About 80% of the village’s residents are R. C. and the church is particularly popular at Christmas when there is a stunning light show on the outside walls of the church. But for us, no light show, instead we had steamed buns, ‘bao-zi’ – a must-eat on any trip to Wanjin – so they say, and now I know!
And onto the final stop ~ the relocated indigenous community of Rinari 禮納裡部落 in Majia 瑪家 Township, Pingtung. Rinari is similar to the village of Ulaljuc 吾拉魯滋部落 in that the people were forced to abandon their mountain villages after Typhoon Morakot, and the government has helped them to relocate. Rinari community comprises people from the Paiwan and Rukai tribes originally from Pingtung’s Dashe Village in Sandimen Township, Haocha Village in Wutai Township and Majia Village in Majia Township, a total of about 480 households, and between them they have 9 churches – 2 R.C. Churches, 3 Presbyterian, 1 Chinese Free Methodist and 3 Seventh Day Adventist.

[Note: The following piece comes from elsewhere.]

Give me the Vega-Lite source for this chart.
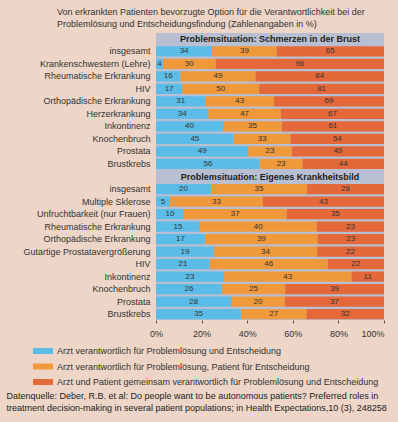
{
  "$schema": "https://vega.github.io/schema/vega-lite/v6.json",
  "width": 228,
  "height": 287,
  "autosize": {"type": "none"},
  "padding": {"left": 156, "top": 33, "right": 14, "bottom": 102},
  "background": "#edd5c7",
  "config": {"font": "Liberation Sans", "view": {"fill": "#b8bfd2", "stroke": null}},
  "title": {
    "text": ["Von erkrankten Patienten bevorzugte Option für die Verantwortlichkeit bei der", "Problemlösung und Entscheidungsfindung (Zahlenangaben in %)"],
    "anchor": "start",
    "frame": "group",
    "dx": -99,
    "fontSize": 9,
    "fontWeight": "normal",
    "color": "#333",
    "offset": 4,
    "lineHeight": 12
  },
  "layer": [
    {
      "data": {"values": [
        {"g": "1|insgesamt", "a": 34, "b": 39, "c": 65},
        {"g": "1|Krankenschwestern (Lehre)", "a": 4, "b": 30, "c": 96},
        {"g": "1|Rheumatische Erkrankung", "a": 16, "b": 49, "c": 84},
        {"g": "1|HIV", "a": 17, "b": 50, "c": 81},
        {"g": "1|Orthopädische Erkrankung", "a": 31, "b": 43, "c": 69},
        {"g": "1|Herzerkrankung", "a": 34, "b": 47, "c": 67},
        {"g": "1|Inkontinenz", "a": 40, "b": 35, "c": 61},
        {"g": "1|Knochenbruch", "a": 45, "b": 33, "c": 54},
        {"g": "1|Prostata", "a": 49, "b": 23, "c": 49},
        {"g": "1|Brustkrebs", "a": 56, "b": 23, "c": 44},
        {"g": "2|insgesamt", "a": 20, "b": 35, "c": 28},
        {"g": "2|Multiple Sklerose", "a": 5, "b": 33, "c": 43},
        {"g": "2|Unfruchtbarkeit (nur Frauen)", "a": 10, "b": 37, "c": 35},
        {"g": "2|Rheumatische Erkrankung", "a": 15, "b": 40, "c": 23},
        {"g": "2|Orthopädische Erkrankung", "a": 17, "b": 39, "c": 23},
        {"g": "2|Gutartige Prostatavergrößerung", "a": 19, "b": 34, "c": 22},
        {"g": "2|HIV", "a": 21, "b": 46, "c": 22},
        {"g": "2|Inkontinenz", "a": 23, "b": 43, "c": 11},
        {"g": "2|Knochenbruch", "a": 26, "b": 25, "c": 39},
        {"g": "2|Prostata", "a": 28, "b": 20, "c": 37},
        {"g": "2|Brustkrebs", "a": 35, "b": 27, "c": 32}
      ]},
      "transform": [
        {"fold": ["a", "b", "c"], "as": ["s", "v"]},
        {"stack": "v", "groupby": ["g"], "sort": [{"field": "s"}], "offset": "normalize", "as": ["v0", "v1"]}
      ],
      "layer": [
        {
          "mark": {"type": "bar"},
          "encoding": {
            "y": {
              "field": "g",
              "type": "nominal",
              "scale": {
                "domain": ["H1", "1|insgesamt", "1|Krankenschwestern (Lehre)", "1|Rheumatische Erkrankung", "1|HIV", "1|Orthopädische Erkrankung", "1|Herzerkrankung", "1|Inkontinenz", "1|Knochenbruch", "1|Prostata", "1|Brustkrebs", "H2", "2|insgesamt", "2|Multiple Sklerose", "2|Unfruchtbarkeit (nur Frauen)", "2|Rheumatische Erkrankung", "2|Orthopädische Erkrankung", "2|Gutartige Prostatavergrößerung", "2|HIV", "2|Inkontinenz", "2|Knochenbruch", "2|Prostata", "2|Brustkrebs"],
                "paddingInner": 0.18,
                "paddingOuter": 0.05
              },
              "axis": {
                "title": null,
                "domain": false,
                "ticks": false,
                "labelPadding": 6,
                "labelFontSize": 9,
                "labelColor": "#333",
                "labelExpr": "indexof(datum.value, '|') > 0 ? split(datum.value, '|')[1] : ''"
              }
            },
            "x": {
              "field": "v0",
              "type": "quantitative",
              "scale": {"domain": [0, 1], "nice": false},
              "axis": {
                "values": [0, 0.2, 0.4, 0.6, 0.8, 1],
                "format": "%",
                "domain": false,
                "grid": false,
                "tickSize": 3,
                "tickColor": "#555",
                "labelFontSize": 9,
                "labelColor": "#333",
                "labelPadding": 6,
                "labelAlign": {"condition": {"test": "datum.value == 1", "value": "right"}, "value": "center"},
                "title": ["Datenquelle: Deber, R.B. et al: Do people want to be autonomous patients? Preferred roles in", "treatment decision-making in several patient populations; in Health Expectations,10 (3), 248258"],
                "titleX": -150,
                "titleY": 71,
                "titleAlign": "left",
                "titleAnchor": "start",
                "titleBaseline": "top",
                "titleFontSize": 9,
                "titleFontWeight": "normal",
                "titleColor": "#222",
                "titleLineHeight": 12
              }
            },
            "x2": {"field": "v1"},
            "color": {
              "field": "s",
              "type": "nominal",
              "scale": {"domain": ["a", "b", "c"], "range": ["#5bbde7", "#f0993a", "#e5683a"]},
              "legend": {
                "orient": "none",
                "legendX": -123,
                "legendY": 313,
                "title": null,
                "direction": "vertical",
                "symbolType": "M-1,-0.6H3V0.6H-1Z",
                "symbolSize": 100,
                "symbolStrokeWidth": 0,
                "labelOffset": 14,
                "labelFontSize": 9,
                "labelColor": "#333",
                "labelLimit": 0,
                "rowPadding": 5.5,
                "labelExpr": "datum.value == 'a' ? 'Arzt verantwortlich für Problemlösung und Entscheidung' : datum.value == 'b' ? 'Arzt verantwortlich für Problemlösung, Patient für Entscheidung' : 'Arzt und Patient gemeinsam verantwortlich für Problemlösung und Entscheidung'"
              }
            }
          }
        },
        {
          "transform": [
            {"fold": ["v0", "v1"], "as": ["e", "p"]},
            {"aggregate": [{"op": "mean", "field": "p", "as": "m"}], "groupby": ["g", "s", "v"]}
          ],
          "mark": {"type": "text", "fontSize": 8, "color": "#333"},
          "encoding": {
            "y": {"field": "g", "type": "nominal"},
            "x": {"field": "m", "type": "quantitative"},
            "text": {"field": "v", "type": "quantitative"}
          }
        }
      ]
    },
    {
      "data": {"values": [
        {"g": "H1", "t": "Problemsituation: Schmerzen in der Brust"},
        {"g": "H2", "t": "Problemsituation: Eigenes Krankheitsbild"}
      ]},
      "mark": {"type": "text", "fontSize": 9, "fontWeight": "bold", "color": "#222"},
      "encoding": {
        "y": {"field": "g", "type": "nominal"},
        "x": {"datum": 0.5, "type": "quantitative"},
        "text": {"field": "t"}
      }
    }
  ]
}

Quite amazing! The houses are built a bit like a traditional European village, but the decorations on the houses are all Paiwan and Rukai symbols and designs. Many of the people make their living from tourism through guest houses, selling food and traditional crafts. Of course like any relocated community, they long for their original homes and often return secretly to their old lands for farming and harvesting of produce. One area of Haocha Village is called 脫鞋子的好茶部落 ‘Take-your-shoes-off ‘, and that is what you are asked to do before entering any of their shops or eating places, because like Moses, they know they are on holy ground. A member of the Presbyterian Church welcomed us and shared with us how they share the Gospel with visitors through this message ~ and all as we munched away on all sorts of delicacies!
I could write a zillion more words about Pingtung and all the lovely people at St. Mark’s Church. Suffice it say that we ended up in a Hakka restaurant in Neipu for more delicious food, and as time was a bit short for me to take the train from Pingtung to the High-Speed Rail Station in Kaohsiung, so a minibus-full of still-very energetic and enthusiastic church members delivered me safely to the HSR Station by 8:00 pm.
And so home almost on the stroke of midnight. Full of gratitude and great memories!
An incredible weekend, wonderful scenery, fascinating places and lovely people. Thanks be to God, and thanks to all the delightful people at St. Mark’s Church, Pingtung.
Here we all are on Sunday morning!
If you ever have a chance, you just MUST MUST go to Pingtung and enjoy the beautiful scenery, the warm spring weather, the majestic mountains, the tiny villages, the great variety of churches ~ and of course especially St. Mark’s Church and the gracious and kind people there. The salt of the earth, every one of ’em!